Una interpretazione non priva di problemi. Nonostante alcuni incroci (Alberto Lattuada), cinema e fotografia neorealisti non furono la stessa cosa: non foss’altro per il fatto che il primo era fiction e la seconda reportage. E se, per Cesare Zavattini, neorealista è semplicemente “chi non si apparta di fronte alla realtà”, il concetto resta scivoloso. Tra il lirismo di Fulvio Roiter, il ruralismo alla Millet di Enrico Pasquali, l’ironia narrativa di Enzo Sellerio, i disvelamenti alla Hine di Tino Petrelli, il simbolismo di Federico Patellani, l’umanesimo francesizzante di Gianni Berengo Gardin e la ricerca etnografica di Franco Pinna passano abissi linguistici, che indussero molti a sostenere come un neorealismo fotografico non sia mai davvero esistito. O che sia stato un rifugio consolatorio, autarchico, che impedì alla fotografia italiana di recuperare il ritardo sui linguaggi artistici della contemporaneità (forse solo Nino Migliori seppe frequentare entrambe le dimensioni: realismo e sperimentazione). Ancora oggi, per i collezionisti americani, la fotografia italiana è donne in nero e bimbi scalzi. Consapevole del rischio di confermare il cliché, lo sbarco neorealista a New York tenta almeno di rileggerlo. ?
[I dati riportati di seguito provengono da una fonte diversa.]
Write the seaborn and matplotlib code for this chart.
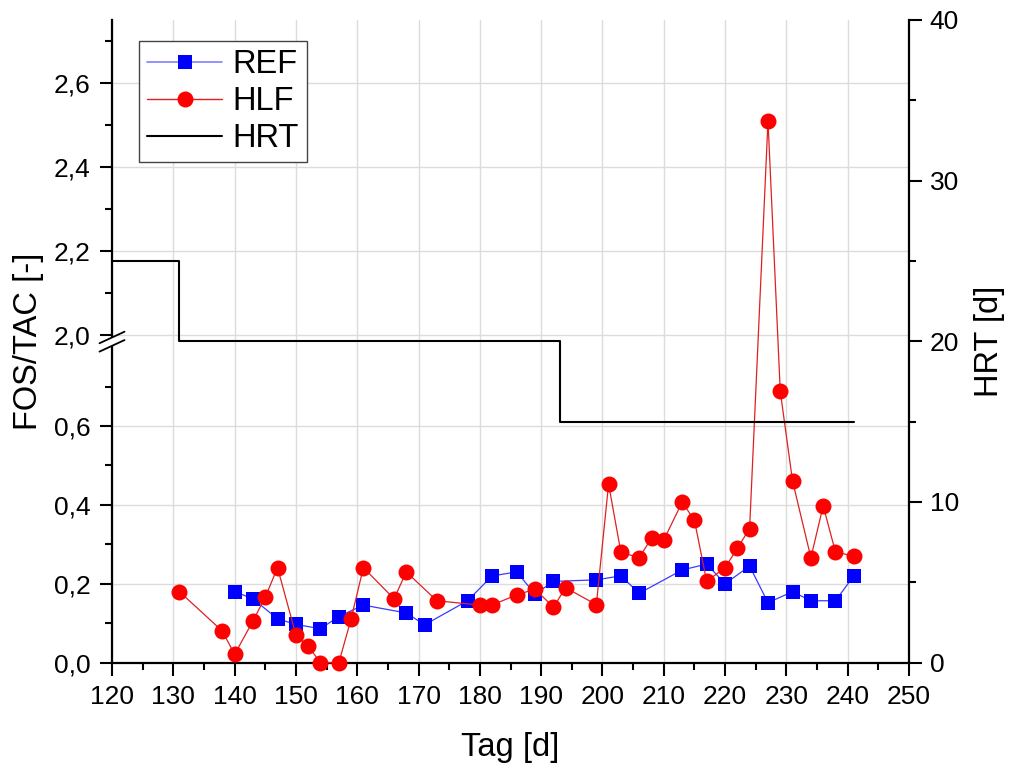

Michele Smargiassi (Dovadola, pr. Forlì- Cesena in Emilia Romagna, 1957) è un giornalista italiano.
Laureato in storia contemporanea all’Università di Bologna con una tesi di storia della fotografia, entra nel 1982 a L’Unità, per passare nel 1989 a La Repubblica, dove cura anche il blog Fotocrazia. I suoi articoli e le sue inchieste giornalistiche sono citati in numerosi saggi di autori quali Giovanni Floris , Roberto Ippolito, Giorgio Simonelli, Silvio Ciappi.
Tra i numerosi scritti non giornalistici si ricorda il saggio su La famiglia foto-genica negli Annali della Storia d’Italia Einaudi (2004) e i libri Un’autentica bugia: la fotografia, il vero, il falso (Roma, Contrasto, 2009) e Ora che ci penso: la storia dimenticata delle cose quotidiane, Milano, Dalai, 2011.
Interessante questa scoperta del neorealismo italiano nella fotografia, a dimostrare che le novità non nascono come funghi ma, come del resto i funghi, hanno un humus che va in profondità nel tempo e nello spazio.